• **Source data**:
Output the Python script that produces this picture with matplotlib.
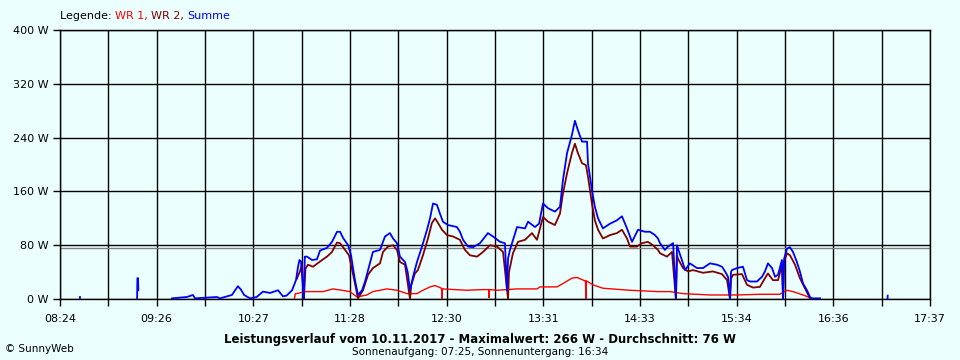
import numpy as np
import matplotlib
matplotlib.use("Agg")
import matplotlib.pyplot as plt

# time axis: minutes after 08:24, axis ends at 17:37 (553 min)
x_labels = ["08:24", "09:26", "10:27", "11:28", "12:30", "13:31", "14:33", "15:34", "16:36", "17:37"]
y_ticks = [0, 80, 160, 240, 320, 400]
avg_w = 76

nan = np.nan

# Summe (blue)
sum_t = [12.6, 12.7, 13.3, 49.0, 49.2, 49.6, 49.8, 50.4,
         71.2, 76.3, 80.7, 84.5, 85.8, 99.8, 101.7, 109.3, 111.0, 113.1, 115.0, 117.0,
         120.8, 125.0, 129.0, 133.5, 136.0, 138.6, 141.7, 144.0, 147.5, 150.0, 151.3,
         152.2, 153.2, 155.0, 155.6, 157.0, 160.2, 163.3, 165.3, 169.7, 172.9, 176.1,
         178.0, 179.9, 183.1, 185.0, 186.3, 187.5, 189.4, 192.0, 193.9, 195.5, 197.0,
         198.9, 203.4, 206.6, 209.7, 211.7, 214.2, 216.1, 219.3, 221.0, 222.5, 224.4,
         226.9, 230.1, 233.3, 235.2, 237.1, 239.6, 241.5, 243.4, 246.6, 252.3, 254.2,
         256.2, 259.3, 262.5, 267.0, 272.0, 275.2, 279.7, 282.8, 284.1, 284.8, 286.0,
         290.5, 295.6, 297.5, 301.9, 304.5, 307.0, 310.2, 314.6, 317.8, 319.7, 322.3,
         325.4, 327.3, 329.2, 331.8, 335.0, 335.6, 338.1, 340.0, 342.0, 345.1, 349.6,
         354.0, 357.2, 360.4, 363.6, 367.4, 371.8, 375.0, 378.2, 380.1, 381.4, 384.5,
         386.5, 389.7, 391.5, 392.2, 392.8, 395.3, 397.3, 400.4, 404.9, 408.7, 413.1,
         417.6, 420.8, 422.7, 424.6, 425.9, 426.5, 427.1, 430.3, 434.1, 436.7, 438.6,
         443.0, 446.2, 448.1, 450.0, 452.6, 454.5, 456.4, 458.9, 459.6, 460.3, 462.1,
         464.0, 465.9, 468.4, 470.3, 472.3, 474.8, 476.7, 478.0, 483.1, 483.5,
         526.0, 526.1, 526.8]
sum_w = [0, 3, nan, 0, 31, 31, 13, nan,
         1, 2, 3, 6, 1, 3, 1, 6, 12, 19, 14, 6,
         1, 3, 11, 9, 11, 13, 4, 5, 13, 28, 48,
         58, 56, 0, 63, 63, 58, 59, 72, 76, 85, 100,
         100, 91, 80, 65, 45, 28, 6, 13, 26, 40, 53,
         70, 73, 93, 98, 90, 83, 63, 55, 40, 13, 33,
         55, 78, 103, 120, 142, 140, 127, 115, 110, 107, 100,
         88, 78, 77, 83, 98, 93, 85, 83, 13, 60, 73,
         107, 105, 115, 107, 112, 142, 135, 130, 137, 177, 217,
         244, 265, 251, 234, 234, 202, 162, 137, 120, 105, 112,
         117, 123, 105, 85, 103, 100, 100, 95, 90, 83, 73,
         78, 83, 0, 80, 75, 58, 43, 53, 46, 46, 53,
         51, 48, 41, 33, 0, 40, 43, 46, 48, 28, 26,
         26, 33, 41, 53, 46, 33, 36, 58, 0, 60, 75,
         77, 70, 55, 41, 23, 13, 3, 1, 1, nan,
         0, 5, nan]

# WR 2 (dark red)
wr2_t = [150.5, 152.5, 153.8, 155.0, 156.0, 157.6, 160.8, 166.6, 169.7, 172.9, 176.1,
         178.0, 181.2, 183.7, 187.5, 189.4, 192.6, 195.8, 198.9, 203.4, 205.3, 208.5,
         211.7, 214.2, 216.1, 219.3, 222.5, 223.2, 225.6, 227.5, 230.7, 233.9, 236.4,
         238.4, 240.3, 242.8, 246.0, 249.8, 254.2, 257.4, 260.6, 265.1, 268.9, 273.3,
         277.8, 281.6, 284.8, 285.4, 287.9, 291.1, 295.6, 300.0, 303.2, 307.0, 310.2,
         314.6, 317.8, 319.7, 322.3, 325.4, 327.3, 329.2, 331.8, 334.3, 335.6, 338.1,
         340.0, 342.0, 345.1, 349.6, 354.0, 357.2, 360.4, 362.3, 366.7, 369.9, 373.7,
         376.9, 380.1, 381.4, 385.8, 389.0, 391.5, 392.2, 392.8, 396.0, 399.2, 402.3,
         408.7, 415.0, 420.8, 424.0, 425.9, 426.5, 427.8, 433.5, 436.7, 440.5, 444.9,
         448.1, 450.0, 453.2, 456.4, 458.9, 459.6, 460.2, 462.1, 464.0, 467.2, 470.3,
         473.5, 476.7, 478.0]
wr2_w = [30, 41, 51, 0, 45, 51, 48, 58, 63, 70, 84,
         83, 73, 65, 23, 1, 13, 36, 46, 53, 70, 78,
         80, 73, 55, 51, 0, 20, 38, 43, 65, 90, 113,
         120, 113, 103, 95, 93, 88, 73, 65, 63, 70, 80,
         78, 70, 0, 40, 68, 85, 88, 98, 88, 122, 115,
         110, 127, 157, 187, 217, 231, 217, 202, 199, 182, 142,
         117, 103, 90, 95, 98, 103, 90, 78, 78, 83, 85,
         80, 73, 68, 63, 70, 0, 65, 60, 46, 41, 43,
         39, 41, 37, 28, 0, 30, 36, 37, 21, 17, 18,
         31, 38, 28, 28, 51, 0, 55, 68, 65, 51, 31,
         16, 1, 0]

# WR 1 (red)
wr1_t = [149.0, 149.6, 150.5, 155.7, 167.2, 173.5, 179.2, 184.3, 188.8, 195.1, 198.9, 207.8,
         214.2, 220.6, 226.9, 230.7, 235.2, 238.4, 241.5, 242.5, 242.8, 243.1, 258.7, 268.9,
         272.4, 272.7, 273.0, 277.8, 290.5, 303.2, 305.1, 315.9, 319.7, 325.4, 328.6, 333.7,
         334.0, 334.3, 334.6, 338.8, 345.1, 362.3, 380.1, 387.7, 396.0, 413.1, 430.3, 444.9,
         457.6, 462.1, 465.9, 472.3, 476.7, 478.0]
wr1_w = [0, 8, 8, 11, 11, 15, 13, 11, 3, 6, 11, 15,
         13, 8, 8, 13, 18, 20, 17, 16, 0, 15, 13, 14,
         14, 2, 14, 13, 15, 15, 18, 18, 23, 31, 32, 27,
         27, 0, 27, 21, 16, 13, 11, 11, 8, 6, 6, 7,
         7, 13, 11, 6, 2, 0]

bg = "#EBFFFF"
t_end = 553

fig = plt.figure(figsize=(9.6, 3.6), dpi=100, facecolor=bg)
ax = fig.add_axes([60 / 960, 1 - 299 / 360, 870 / 960, 269 / 360], facecolor=bg)

grid_x = np.linspace(0, t_end, 19)
for gx in grid_x:
    ax.axvline(gx, color="black", lw=1.0, zorder=1)
for gy in y_ticks:
    ax.axhline(gy, color="black", lw=1.0, zorder=1)
ax.axhline(avg_w, color="#808080", lw=1.0, zorder=1)

ax.plot(wr1_t, wr1_w, color="#FF0000", lw=1.0, zorder=3)
ax.plot(wr2_t, wr2_w, color="#800000", lw=1.3, zorder=4)
ax.plot(sum_t, sum_w, color="#0000FF", lw=1.3, zorder=5)

ax.set_xlim(0, t_end)
ax.set_ylim(0, 400)
ax.set_xticks(grid_x)
ax.set_xticklabels([x_labels[i // 2] if i % 2 == 0 else "" for i in range(19)])
ax.set_yticks(y_ticks)
ax.set_yticklabels([f"{v} W" for v in y_ticks])
ax.tick_params(axis="both", direction="out", length=5, width=1, color="black",
               labelsize=8, pad=3)
ax.tick_params(axis="x", pad=6)
for sp in ax.spines.values():
    sp.set_linewidth(1.0)

# legend line
font = dict(fontsize=8, family="DejaVu Sans")
prev = fig.text(60 / 960, 1 - 16 / 360, "Legende: ", color="black", va="center", ha="left", **font)
for txt, col in [("WR 1, ", "#FF0000"), ("WR 2, ", "#800000"), ("Summe", "#0000FF")]:
    prev = ax.annotate(txt, xy=(1, 0.5), xycoords=prev, va="center", ha="left",
                       color=col, annotation_clip=False, **font)

fig.text(480 / 960, 1 - 339 / 360,
         "Leistungsverlauf vom 10.11.2017 - Maximalwert: 266 W - Durchschnitt: 76 W",
         ha="center", va="center", fontsize=8.5, fontweight="bold", family="DejaVu Sans")
fig.text(480 / 960, 1 - 352 / 360, "Sonnenaufgang: 07:25, Sonnenuntergang: 16:34",
         ha="center", va="center", fontsize=7.5, family="DejaVu Sans")
fig.text(5 / 960, 1 - 349 / 360, "© SunnyWeb", ha="left", va="center", fontsize=7.5,
         family="DejaVu Sans")

fig.savefig("out.png", dpi=100, facecolor=bg)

• **Stated problem**: Pictures stay out. Print the data exactly, from its first line through the line containing "import matplotlib.pyplot as plt".

• **Solution to the problem**:
Output the Python script that produces this picture with matplotlib.
import numpy as np
import matplotlib
matplotlib.use("Agg")
import matplotlib.pyplot as plt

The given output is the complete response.